This Christmas brought an unexpected new training tool into my life. I am of a young enough age that I grew up with video games and computers as a regular component of my life. Much to my wife’s chagrin, I have begun to introduce the wonderful world of video games to my five-year-old son, though I have taken care to not over-expose him, and I try to be choosy about what games we play together. Prior to the holidays, I attempted to convince my wife that a Nintendo Wii would be an acceptable way to both play games with he and my daughter (now 3), but also to keep them active at the same time given the interactive interface of many Wii games. I don’t know that my feeble attempts at persuasion ever really worked, but needless to say, a Nintendo Wii now resides under the TV in my basement. I have to say that I am really impressed by the responsiveness of the wii controllers, and they bring an incredible amount of fun into the gaming experience. Over Christmas break, I had a blast playing Wii Sports with my family, and was amazed to see my son quickly grab the highest score in the bowling mini-game. However, the one thing I didn’t really consider when initially looking at the Wii was that it could become a fitness accessory for me as well.
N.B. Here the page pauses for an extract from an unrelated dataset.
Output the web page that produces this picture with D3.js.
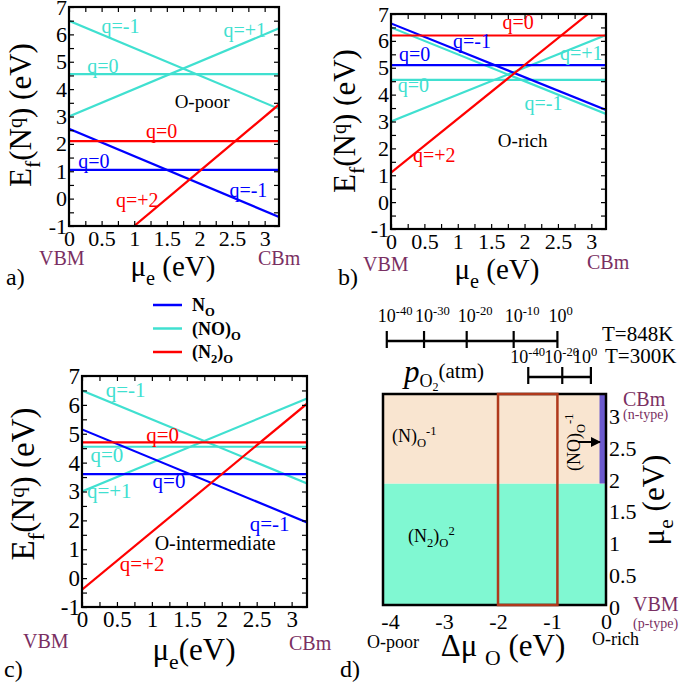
<!DOCTYPE html>
<html><head><meta charset="utf-8">
<script src="https://cdn.jsdelivr.net/npm/d3@7"></script>
<style>
body{margin:0;background:#fff}
svg{display:block}
text{font-family:'Liberation Serif','DejaVu Serif',serif}
</style>
</head><body><script>
// ---------------- DATA ----------------
const bandGap = 3.22;                       // mu_e range (VBM -> CBm), eV
const defectSpecies = ["N_O","N_O","(NO)_O","(NO)_O","(NO)_O","(N2)_O","(N2)_O"];
const defectCharges = [-1, 0, -1, 0, 1, 0, 2];
// formation energy at the VBM (mu_e = 0) for each defect/charge, eV
const formationAtVBM_Opoor = [2.55, 1.05, 6.5, 4.55, 3.0, 2.1, -3.0];
const formationAtVBM_Orich = [6.65, 5.1, 6.5, 4.55, 3.0, 6.2, 1.1];
const formationAtVBM_Ointer = [5.15, 3.6, 6.5, 4.55, 3.0, 4.7, -0.4];
const speciesNames = ["N_O", "(NO)_O", "(N2)_O"];
const speciesColors = ["#0000ff", "#40e0d0", "#ff0000"];
const muTickLabels = [0, 0.5, 1, 1.5, 2, 2.5, 3];
const energyTickLabels = [-1, 0, 1, 2, 3, 4, 5, 6, 7];

// charge-state annotations: [text, species, mu_e, E]
const labelsOpoor = [
  ["q=-1","(NO)_O",0.5,6.06],["q=+1","(NO)_O",2.37,5.91],["q=0","(NO)_O",0.28,4.59],
  ["q=0","(N2)_O",1.18,2.21],["q=0","N_O",0.14,1.11],["q=-1","N_O",2.46,0.05],
  ["q=+2","(N2)_O",0.72,-0.31]];
const labelsOrich = [
  ["q=0","(N2)_O",1.67,6.44],["q=-1","N_O",0.93,5.74],["q=0","N_O",0.12,5.25],
  ["q=+1","(NO)_O",2.53,5.29],["q=0","(NO)_O",0.10,4.1],["q=-1","(NO)_O",2.0,3.43],
  ["q=+2","(N2)_O",0.33,1.5]];
const labelsOinter = [
  ["q=-1","(NO)_O",0.34,6.27],["q=0","(N2)_O",0.92,4.73],["q=0","(NO)_O",0.12,4.03],
  ["q=0","N_O",1.01,3.11],["q=+1","(NO)_O",0.07,2.77],["q=-1","N_O",2.4,1.64],
  ["q=+2","(N2)_O",0.54,0.23]];

// phase diagram (panel d)
const dmuDomain = [-4.13, 0];
const dmuTickLabels = [-4, -3, -2, -1, 0];
const muE_dDomain = [0, 3.3];
const muE_dTickLabels = [0, 0.5, 1, 1.5, 2, 2.5, 3];
const phaseBoundaryMuE = 1.9;        // (N2)_O^+2 / N_O^-1 transition level
const noStripDmu = -0.12;            // (NO)_O^-1 stable region starts here
const highlightDmu = [-2.0, -0.9];   // red box
const pO2Exp848 = [-40, -30, -20, -10, 0];
const pO2Dmu848 = [-4.06, -3.37, -2.58, -1.71, -0.90];
const pO2Exp300 = [-40, -20, 0];
const pO2Dmu300 = [-1.44, -0.81, -0.28];

// ---------------- DRAWING ----------------
const FONT = "'Liberation Serif','DejaVu Serif',serif";
const svg = d3.select("body").append("svg").attr("width", 685).attr("height", 685)
  .attr("font-family", FONT);
const colorOf = sp => speciesColors[speciesNames.indexOf(sp)];
const PURPLE = "#7a2f62";

function richText(sel, parts, supShift) {
  let cur = 0;
  const base = parseFloat(sel.attr("font-size"));
  parts.forEach(([t, kind, f]) => {
    const fs = base * (f || 1);
    const target = kind === "sub" ? 0.3 * base : kind === "sup" ? -(supShift || 0.4) * base : 0;
    sel.append("tspan").attr("dy", target - cur).attr("font-size", fs).text(t);
    cur = target;
  });
}

function linePanel(o) {
  const x = d3.scaleLinear().domain([0, bandGap]).range([o.l, o.r]);
  const y = d3.scaleLinear().domain([-1, 7]).range([o.b, o.t]);
  const g = svg.append("g");
  g.append("clipPath").attr("id", o.id).append("rect")
    .attr("x", o.l).attr("y", o.t).attr("width", o.r - o.l).attr("height", o.b - o.t);

  const line = d3.line().x(d => x(d[0])).y(d => y(d[1]));
  const order = [2, 3, 4, 1, 0, 5, 6];
  g.append("g").attr("clip-path", `url(#${o.id})`).selectAll("path")
    .data(order).join("path")
    .attr("d", i => line([[0, o.e0[i]], [bandGap, o.e0[i] + defectCharges[i] * bandGap]]))
    .attr("fill", "none").attr("stroke", i => colorOf(defectSpecies[i])).attr("stroke-width", 2.2);

  const fmtX = v => muTickLabels.includes(v) ? String(v) : "";
  const fmtY = v => energyTickLabels.includes(v) ? String(v) : "";
  const xt = d3.range(0, bandGap, 0.25), yt = d3.range(-1, 7.01, 0.5);
  const ax = [
    g.append("g").attr("transform", `translate(0,${o.b})`).call(d3.axisBottom(x).tickValues(xt).tickFormat(fmtX).tickSizeInner(-5).tickSizeOuter(0).tickPadding(4)),
    g.append("g").attr("transform", `translate(0,${o.t})`).call(d3.axisTop(x).tickValues(xt).tickFormat("").tickSizeInner(-5).tickSizeOuter(0)),
    g.append("g").attr("transform", `translate(${o.l},0)`).call(d3.axisLeft(y).tickValues(yt).tickFormat(fmtY).tickSizeInner(-5).tickSizeOuter(0).tickPadding(2)),
    g.append("g").attr("transform", `translate(${o.r},0)`).call(d3.axisRight(y).tickValues(yt).tickFormat("").tickSizeInner(-5).tickSizeOuter(0))
  ];
  ax.forEach(a => {
    a.attr("font-family", FONT);
    a.select(".domain").remove();
    a.selectAll("line").attr("stroke", "#000").attr("stroke-width", 1.2);
    a.selectAll("text").attr("font-size", o.tickSize).attr("fill", "#000");
  });
  g.append("rect").attr("x", o.l).attr("y", o.t).attr("width", o.r - o.l).attr("height", o.b - o.t)
    .attr("fill", "none").attr("stroke", "#000").attr("stroke-width", 2.2);

  g.selectAll("text.lab").data(o.labels).join("text").attr("class", "lab")
    .attr("x", d => x(d[2])).attr("y", d => y(d[3]))
    .attr("fill", d => colorOf(d[1])).attr("font-size", o.labSize).text(d => d[0]);
  g.append("text").attr("x", x(o.cond[0])).attr("y", y(o.cond[1]))
    .attr("font-size", o.labSize - 1).attr("fill", "#000").text(o.cond[2]);

  g.append("text").attr("x", o.vbm[0]).attr("y", o.vbm[1]).attr("font-size", 20).attr("fill", PURPLE).text("VBM");
  g.append("text").attr("x", o.cbm[0]).attr("y", o.cbm[1]).attr("font-size", 20).attr("fill", PURPLE).text("CBm");

  const xtxt = g.append("text").attr("x", o.xt[0]).attr("y", o.xt[1]).attr("text-anchor", "middle")
    .attr("font-size", o.xt[2]);
  richText(xtxt, [["μ"], ["e", "sub", 0.7], [o.xt[3], null]]);

  const ytxt = g.append("text").attr("transform", `translate(${o.yt[0]},${o.yt[1]}) rotate(-90)`)
    .attr("text-anchor", "middle").attr("font-size", o.yt[2]);
  richText(ytxt, [["E"], ["f", "sub", 0.7], ["(N", null], ["q", "sup", 0.65], [") (eV)", null]], 0.3);

  g.append("text").attr("x", o.tag[0]).attr("y", o.tag[1]).attr("font-size", 24).text(o.tag[2]);
}

linePanel({id: "ca", l: 69, r: 279, t: 7, b: 226, e0: formationAtVBM_Opoor, labels: labelsOpoor,
  cond: [1.62, 3.31, "O-poor"], labSize: 20, tickSize: 22,
  vbm: [39, 265], cbm: [258, 265], xt: [173, 276, 29, " (eV)"], yt: [31, 115, 31], tag: [6, 285, "a)"]});
linePanel({id: "cb", l: 391, r: 606, t: 14, b: 229, e0: formationAtVBM_Orich, labels: labelsOrich,
  cond: [1.6, 2.06, "O-rich"], labSize: 20, tickSize: 22,
  vbm: [363, 271], cbm: [587, 269], xt: [497, 279, 29, " (eV)"], yt: [355, 121, 31], tag: [338, 285, "b)"]});
linePanel({id: "cc", l: 82, r: 307, t: 376, b: 607, e0: formationAtVBM_Ointer, labels: labelsOinter,
  cond: [1.04, 0.98, "O-intermediate"], labSize: 21, tickSize: 23,
  vbm: [23, 648], cbm: [289, 650], xt: [194, 660, 31, "(eV)"], yt: [34, 484, 33], tag: [4, 677, "c)"]});

// legend
const lg = svg.append("g");
const legendLabels = [[["N"], ["O", "sub", 0.7]], [["(NO)"], ["O", "sub", 0.7]],
                      [["(N"], ["2", "sub", 0.7], [")", null], ["O", "sub", 0.7]]];
speciesNames.forEach((sp, i) => {
  const yy = 305 + i * 23.5;
  lg.append("line").attr("x1", 153).attr("x2", 182).attr("y1", yy).attr("y2", yy)
    .attr("stroke", speciesColors[i]).attr("stroke-width", 2.5);
  const t = lg.append("text").attr("x", 192).attr("y", yy + 6).attr("font-size", 18).attr("font-weight", "bold");
  richText(t, legendLabels[i]);
});

// ---------------- panel d ----------------
(function () {
  const L = 383, R = 606, T = 394, B = 605;
  const x = d3.scaleLinear().domain(dmuDomain).range([L, R]);
  const y = d3.scaleLinear().domain(muE_dDomain).range([B, T]);
  const g = svg.append("g");
  g.append("rect").attr("x", x(dmuDomain[0])).attr("y", y(phaseBoundaryMuE)).attr("width", x(0) - x(dmuDomain[0]))
    .attr("height", y(0) - y(phaseBoundaryMuE)).attr("fill", "#80f8d2");
  g.append("rect").attr("x", x(dmuDomain[0])).attr("y", y(muE_dDomain[1])).attr("width", x(0) - x(dmuDomain[0]))
    .attr("height", y(phaseBoundaryMuE) - y(muE_dDomain[1])).attr("fill", "#f9e5d0");
  g.append("rect").attr("x", x(noStripDmu)).attr("y", y(muE_dDomain[1])).attr("width", x(0) - x(noStripDmu))
    .attr("height", y(phaseBoundaryMuE) - y(muE_dDomain[1])).attr("fill", "#6b5acd");
  g.append("rect").attr("x", L).attr("y", T).attr("width", R - L).attr("height", B - T)
    .attr("fill", "none").attr("stroke", "#000").attr("stroke-width", 2.5);
  g.append("rect").attr("x", x(highlightDmu[0])).attr("y", y(muE_dDomain[1]))
    .attr("width", x(highlightDmu[1]) - x(highlightDmu[0])).attr("height", y(0) - y(muE_dDomain[1]))
    .attr("fill", "none").attr("stroke", "#b0391c").attr("stroke-width", 2.5);

  const xa = g.append("g").attr("transform", `translate(0,${B})`)
    .call(d3.axisBottom(x).tickValues(dmuTickLabels).tickFormat(String).tickSize(0).tickPadding(8));
  const ya = g.append("g").attr("transform", `translate(${R},0)`)
    .call(d3.axisRight(y).tickValues(muE_dTickLabels).tickFormat(String).tickSize(0).tickPadding(3));
  [xa, ya].forEach(a => {
    a.attr("font-family", FONT);
    a.select(".domain").remove();
    a.selectAll("text").attr("font-size", 22).attr("fill", "#000");
  });
  ya.selectAll("text").attr("dy", "0.45em");

  const t1 = g.append("text").attr("x", 392).attr("y", 442).attr("font-size", 18);
  richText(t1, [["(N)"], ["O", "sub", 0.7], ["-1", "sup", 0.7]]);
  const t2 = g.append("text").attr("x", 408).attr("y", 542).attr("font-size", 18);
  richText(t2, [["(N"], ["2", "sub", 0.7], [")", null], ["O", "sub", 0.7], ["2", "sup", 0.7]]);
  const t3 = g.append("text").attr("transform", "translate(580,471) rotate(-90)").attr("font-size", 18);
  richText(t3, [["(NO)"], ["O", "sub", 0.7], ["-1", "sup", 0.7]]);
  svg.append("defs").append("marker").attr("id", "arr").attr("viewBox", "0 0 10 10").attr("refX", 9).attr("refY", 5)
    .attr("markerWidth", 5).attr("markerHeight", 5).attr("orient", "auto")
    .append("path").attr("d", "M0,0L10,5L0,10z").attr("fill", "#000");
  g.append("line").attr("x1", 578).attr("x2", 600).attr("y1", 442).attr("y2", 442)
    .attr("stroke", "#000").attr("stroke-width", 2).attr("marker-end", "url(#arr)");

  g.append("text").attr("x", 623).attr("y", 406).attr("font-size", 20).attr("fill", PURPLE).text("CBm");
  g.append("text").attr("x", 623).attr("y", 419).attr("font-size", 14).attr("fill", PURPLE).text("(n-type)");
  g.append("text").attr("x", 633).attr("y", 611).attr("font-size", 20).attr("fill", PURPLE).text("VBM");
  g.append("text").attr("x", 633).attr("y", 628).attr("font-size", 14).attr("fill", PURPLE).text("(p-type)");
  const yt = g.append("text").attr("transform", "translate(664,500) rotate(-90)").attr("text-anchor", "middle").attr("font-size", 31);
  richText(yt, [["μ"], ["e", "sub", 0.7], [" (eV)", null]]);

  g.append("text").attr("x", 367).attr("y", 648).attr("font-size", 18).text("O-poor");
  g.append("text").attr("x", 592).attr("y", 645).attr("font-size", 18).text("O-rich");
  const xt = g.append("text").attr("x", 503).attr("y", 656).attr("text-anchor", "middle").attr("font-size", 31);
  richText(xt, [["Δμ "], ["O", "sub", 0.7], [" (eV)", null]]);
  g.append("text").attr("x", 340).attr("y", 677).attr("font-size", 24).text("d)");

  function pScale(exps, dmus, yLine, labOff, labY) {
    const s = g.append("g");
    s.append("line").attr("x1", x(dmus[0])).attr("x2", x(dmus[dmus.length - 1]))
      .attr("y1", yLine).attr("y2", yLine).attr("stroke", "#000").attr("stroke-width", 2.5);
    s.selectAll("line.tk").data(dmus).join("line").attr("class", "tk")
      .attr("x1", d => x(d)).attr("x2", d => x(d)).attr("y1", yLine - 10).attr("y2", yLine + 7)
      .attr("stroke", "#000").attr("stroke-width", 2.2);
    exps.forEach((e, i) => {
      const t = s.append("text").attr("x", x(dmus[i]) + labOff).attr("y", labY).attr("font-size", 18);
      richText(t, [["10"], [String(e), "sup", 0.7]]);
    });
  }
  pScale(pO2Exp848, pO2Dmu848, 341, -9, 322);
  pScale(pO2Exp300, pO2Dmu300, 377, -18, 363);
  g.append("text").attr("x", 602).attr("y", 341).attr("font-size", 21).text("T=848K");
  g.append("text").attr("x", 605).attr("y", 363).attr("font-size", 21).text("T=300K");
  const pt = g.append("text").attr("x", 404).attr("y", 382).attr("font-size", 31);
  pt.append("tspan").attr("font-style", "italic").text("p");
  pt.append("tspan").attr("font-size", 18).attr("dy", 5).text("O");
  pt.append("tspan").attr("font-size", 12).attr("dy", 4).text("2");
  pt.append("tspan").attr("font-size", 21).attr("dy", -13).text("(atm)");
})();
</script></body></html>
My first impression after playing Wii Sports was that it actually provided a pretty good workout, and this is coming from someone who regularly runs 20-30 miles per week in the Spring through Fall. A few rounds of Wii Boxing had me breaking quite a sweat, and I quickly developed a liking for Wii Tennis. I was amazed at how sore my arms felt after the first few days of playing these games. This piqued my curiosity, and I began to look on the Internet for sources of information about the potential fitness benefits of Wii based exercise. I found numerous sites with personal testimonials about successful weight loss on the Wii, and several had put together some basic stats about calories burned while playing the various games. I discovered the Wii Fit, which is essentially a set of games that utilizes a balance board and tracks your basic fitness stats (I had to have this!). I also found numerous people dismissing the Wii as a nice toy to get lazy people off the couch, but not a real fitness tool. This viewpoint was particularly prevalent among posters to some of the running bulletin boards that I read from time to time. Many highly active people can’t see how the Wii could really provide any true training value. So what is the truth – can the Wii really benefit your overall level of fitness? Will this only work for someone who is fairly inactive and using it as a first stab at exercising? Can a reasonably fit person derive any further benefit from training on the Wii?
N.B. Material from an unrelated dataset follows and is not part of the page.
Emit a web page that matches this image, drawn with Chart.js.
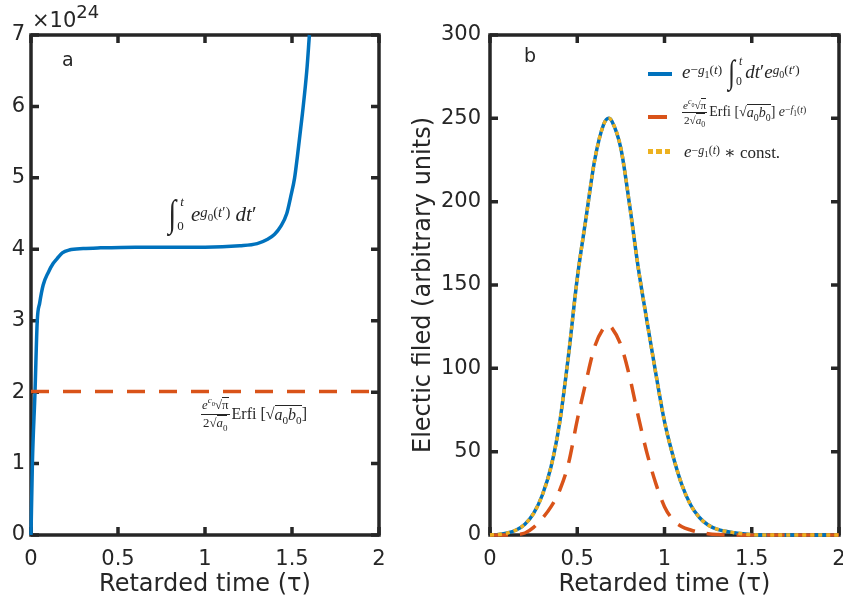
<!DOCTYPE html>
<html lang="en">
<head>
<meta charset="UTF-8">
<title>Retarded time plots</title>
<script src="https://cdn.jsdelivr.net/npm/chart.js"></script>
<style>
  body { margin: 0; background: #fff; }
  #wrap { position: relative; width: 843px; height: 604px; overflow: hidden; }
  canvas { position: absolute; top: 0; }
  .ov { position: absolute; color: #262626; white-space: nowrap; }
  .sans { font-family: "DejaVu Sans", sans-serif; }
  .m { font-family: "Liberation Serif", "DejaVu Serif", serif; display: flex; align-items: center; }
  .m sup, .m sub { font-size: 0.7em; line-height: 0; }
  .m sup sub { font-size: 0.75em; }
  .int { line-height: 1; font-style: italic; display: inline-block; transform: scaleX(0.75); }
  .lims { display: inline-flex; flex-direction: column; justify-content: space-between; font-size: 0.62em; margin: 0 3px 0 0; }
  .lims i { margin-left: 3px; }
  .frac { display: inline-flex; flex-direction: column; align-items: center; font-size: 0.8em; margin: 0 2px 0 0; }
  .frac .n { border-bottom: 1px solid #262626; padding: 0 1px 1px; }
  .frac .d { padding-top: 1px; }
  .ol { border-top: 1px solid #262626; }
  .sw { position: absolute; }
</style>
</head>
<body>
<div id="wrap">
  <canvas id="chartA" width="400" height="604" style="left:0"></canvas>
  <canvas id="chartB" width="443" height="604" style="left:400px"></canvas>

  <!-- exponent label of the left axis -->
  <div class="ov sans" style="left:32px;top:10px;font-size:21px;line-height:21px">×10<span style="position:relative;top:-9px;font-size:18px">24</span></div>

  <div class="ov sans" style="left:62px;top:48px;font-size:19px">a</div>
  <div class="ov sans" style="left:524px;top:44px;font-size:19px">b</div>

  <!-- annotations of panel a -->
  <div class="ov m" style="left:167px;top:192px;height:44px;font-size:21px">
    <span class="int" style="font-size:1.8em">∫</span><span class="lims" style="height:3em;margin-right:7px"><i>t</i><span>0</span></span><i>e</i><sup><i>g</i><sub>0</sub>(<i>t</i>′)</sup>&nbsp;<i>dt</i>′
  </div>
  <div class="ov m" style="left:201px;top:392px;height:44px;font-size:16px">
    <span class="frac"><span class="n"><i>e</i><sup><i>c</i><sub>0</sub></sup>√<span class="ol">π</span></span><span class="d">2√<span class="ol"><i>a</i><sub>0</sub></span></span></span>Erfi&nbsp;[√<span class="ol"><i>a</i><sub>0</sub><i>b</i><sub>0</sub></span>]
  </div>

  <!-- legend of panel b -->
  <div class="sw" style="left:648px;top:72px;width:24px;height:4px;background:#0072BD"></div>
  <div class="sw" style="left:648px;top:115px;width:19px;height:4px;background:#D95319"></div>
  <div class="sw" style="left:648px;top:149px;width:24px;height:5px;background:repeating-linear-gradient(90deg,#EDB120 0 5px,transparent 5px 8.5px)"></div>

  <div class="ov m" style="left:682px;top:52px;height:40px;font-size:19px">
    <i>e</i><sup>−<i>g</i><sub>1</sub>(<i>t</i>)</sup>&nbsp;<span class="int" style="font-size:1.75em">∫</span><span class="lims" style="height:2.9em"><i>t</i><span>0</span></span><i>dt</i>′<i>e</i><sup><i>g</i><sub>0</sub>(<i>t</i>′)</sup>
  </div>
  <div class="ov m" style="left:682px;top:92px;height:40px;font-size:14px">
    <span class="frac"><span class="n"><i>e</i><sup><i>c</i><sub>0</sub></sup>√<span class="ol">π</span></span><span class="d">2√<span class="ol"><i>a</i><sub>0</sub></span></span></span>Erfi&nbsp;[√<span class="ol"><i>a</i><sub>0</sub><i>b</i><sub>0</sub></span>]&nbsp;<i>e</i><sup>−<i>f</i><sub>1</sub>(<i>t</i>)</sup>
  </div>
  <div class="ov m" style="left:684px;top:139px;height:26px;font-size:17px">
    <i>e</i><sup>−<i>g</i><sub>1</sub>(<i>t</i>)</sup>&nbsp;∗&nbsp;const.
  </div>
</div>

<script>
// panel a: integral of exp(g0), in units of 1e24
const integralT   = [0, 0.008, 0.023, 0.036, 0.05, 0.07, 0.1, 0.127, 0.15, 0.18, 0.22, 0.3, 0.4, 0.6, 0.8, 1.0, 1.2, 1.3, 1.36, 1.4, 1.435, 1.47, 1.493, 1.515, 1.531, 1.56, 1.585, 1.6];
const integralVal = [0, 1, 2, 3, 3.25, 3.5, 3.68, 3.8, 3.87, 3.95, 3.99, 4.01, 4.02, 4.03, 4.03, 4.03, 4.05, 4.08, 4.14, 4.21, 4.32, 4.5, 4.74, 5.0, 5.3, 5.9, 6.5, 7.0];
// panel a: constant Erfi term
const erfiT   = [0, 2];
const erfiVal = [2.01, 2.01];

// panel b: electric field
const fieldT = [0, 0.05, 0.1, 0.15, 0.2, 0.25, 0.3, 0.35, 0.4, 0.45, 0.5, 0.55, 0.6, 0.65, 0.68, 0.7, 0.75, 0.8, 0.85, 0.9, 0.95, 1.0, 1.05, 1.1, 1.15, 1.2, 1.25, 1.3, 1.35, 1.4, 1.45, 1.5, 1.55, 1.6, 1.7, 1.8, 1.9, 2.0];
const fieldExact = [0, 0.3, 1.2, 3, 6.5, 13, 24, 41, 68, 108, 154, 190, 225, 246, 250, 248, 232, 198, 160, 128, 97, 68, 47, 30, 18, 10.5, 6, 3.5, 2.2, 1.4, 0.7, 0.2, 0, 0, 0, 0, 0, 0];
const fieldConst = [0, 0.3, 1.2, 3, 6.5, 13, 24, 41, 68, 108, 154, 190, 225, 246, 250, 248, 232, 198, 160, 128, 97, 68, 47, 30, 18, 10.5, 6, 3.5, 2.2, 1.4, 0.7, 0.2, 0, 0, 0, 0, 0, 0];
const approxT   = [0, 0.05, 0.1, 0.15, 0.2, 0.25, 0.3, 0.35, 0.4, 0.45, 0.5, 0.55, 0.6, 0.65, 0.675, 0.7, 0.75, 0.8, 0.85, 0.9, 0.95, 1.0, 1.05, 1.1, 1.15, 1.2, 1.25, 1.3, 1.35, 1.4, 1.5, 1.6, 1.7, 1.8, 1.9, 2.0];
const approxVal = [0, 0, 0, 0.3, 1.2, 4.6, 10, 17, 27, 43, 69, 92, 113, 124, 126, 124, 114, 95, 71, 49, 31, 17, 9, 5, 3, 1.6, 0.8, 0.3, 0, 0, 0, 0, 0, 0, 0, 0];

const xTicks  = [0, 0.5, 1, 1.5, 2];
const yTicksA = [0, 1, 2, 3, 4, 5, 6, 7];
const yTicksB = [0, 50, 100, 150, 200, 250, 300];

const BLUE = '#0072BD', RED = '#D95319', YELLOW = '#EDB120', INK = '#262626';
const tickFont  = { family: 'DejaVu Sans', size: 21 };
const titleFont = { family: 'DejaVu Sans', size: 24 };

function pts(xs, ys) {
  return xs.map((x, i) => ({ x: x, y: ys[i] }));
}

// matlab-like box with inward ticks on all four sides
const boxPlugin = {
  id: 'box',
  beforeDatasetsDraw(chart) {
    const { ctx, chartArea: a, scales } = chart;
    const len = 8;
    ctx.save();
    ctx.strokeStyle = INK;
    ctx.lineWidth = 3.5;
    ctx.beginPath();
    scales.x.ticks.forEach(t => {
      const px = scales.x.getPixelForValue(t.value);
      ctx.moveTo(px, a.bottom); ctx.lineTo(px, a.bottom - len);
      ctx.moveTo(px, a.top); ctx.lineTo(px, a.top + len);
    });
    scales.y.ticks.forEach(t => {
      const py = scales.y.getPixelForValue(t.value);
      ctx.moveTo(a.left, py); ctx.lineTo(a.left + len, py);
      ctx.moveTo(a.right, py); ctx.lineTo(a.right - len, py);
    });
    ctx.stroke();
    ctx.strokeRect(a.left, a.top, a.right - a.left, a.bottom - a.top);
    ctx.restore();
  }
};

function xScale() {
  return {
    type: 'linear', min: 0, max: 2,
    afterBuildTicks: s => { s.ticks = xTicks.map(v => ({ value: v })); },
    afterFit: s => { s.height = 69; s.paddingLeft = 0; s.paddingRight = 0; },
    grid: { display: false, drawTicks: false }, border: { display: false },
    ticks: { font: tickFont, color: INK, padding: 12, maxRotation: 0, autoSkip: false, callback: v => String(v) },
    title: { display: true, text: 'Retarded time (τ)', font: titleFont, color: INK, padding: { top: 0, bottom: 5 } }
  };
}

function yScale(max, ticks, width, pad, title) {
  return {
    min: 0, max: max,
    afterBuildTicks: s => { s.ticks = ticks.map(v => ({ value: v })); },
    afterFit: s => { s.width = width; s.paddingTop = 0; s.paddingBottom = 0; },
    grid: { display: false, drawTicks: false }, border: { display: false },
    ticks: { font: tickFont, color: INK, padding: pad, callback: v => String(v) },
    title: title
  };
}

const common = {
  responsive: false,
  animation: false,
  events: [],
  plugins: { legend: { display: false }, tooltip: { enabled: false } },
  elements: { point: { radius: 0 }, line: { cubicInterpolationMode: 'monotone' } }
};

new Chart(document.getElementById('chartA'), {
  type: 'line',
  data: {
    datasets: [
      { data: pts(integralT, integralVal), borderColor: BLUE, borderWidth: 3.5, order: 2, clip: 4 },
      { data: pts(erfiT, erfiVal), borderColor: RED, borderWidth: 3.5, borderDash: [18, 14], order: 1, clip: 4 }
    ]
  },
  options: Object.assign({}, common, {
    layout: { padding: { left: 0, right: 21, top: 35, bottom: 0 } },
    scales: {
      x: xScale(),
      y: yScale(7, yTicksA, 31, 6, { display: false })
    }
  }),
  plugins: [boxPlugin]
});

new Chart(document.getElementById('chartB'), {
  type: 'line',
  data: {
    datasets: [
      { data: pts(fieldT, fieldExact), borderColor: BLUE, borderWidth: 3.5, order: 3, clip: 4 },
      { data: pts(approxT, approxVal), borderColor: RED, borderWidth: 3.5, borderDash: [18, 12], order: 2, clip: 4 },
      { data: pts(fieldT, fieldConst), borderColor: YELLOW, borderWidth: 3.5, borderDash: [4, 4], order: 1, clip: 4 }
    ]
  },
  options: Object.assign({}, common, {
    layout: { padding: { left: 0, right: 4, top: 35, bottom: 0 } },
    scales: {
      x: xScale(),
      y: yScale(300, yTicksB, 90, 9, {
        display: true, text: 'Electic filed (arbitrary units)', font: titleFont, color: INK,
        padding: { top: 9, bottom: 0 }
      })
    }
  }),
  plugins: [boxPlugin]
});
</script>
</body>
</html>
All of these questions triggered my scientific mind and led me to decide that I had to conduct a little experiment. With my recently purchased heart rate monitor, the Wii, and a variety of Wii games, I had all of the tools that I needed. Combined with over a year and a half of experience tracking my fitness as a runner, I had a pretty good idea of what constituted a good workout. It was time to put the Wii to the test. I decided I would try to incorporate the Wii into my training for a Spring marathon. I would not use it as a replacement for running, but as a supplement. I’m not sure where this will take me, and I don’t have a firm plan for what I will do, but I hope to share anything that I learn that I think might be useful.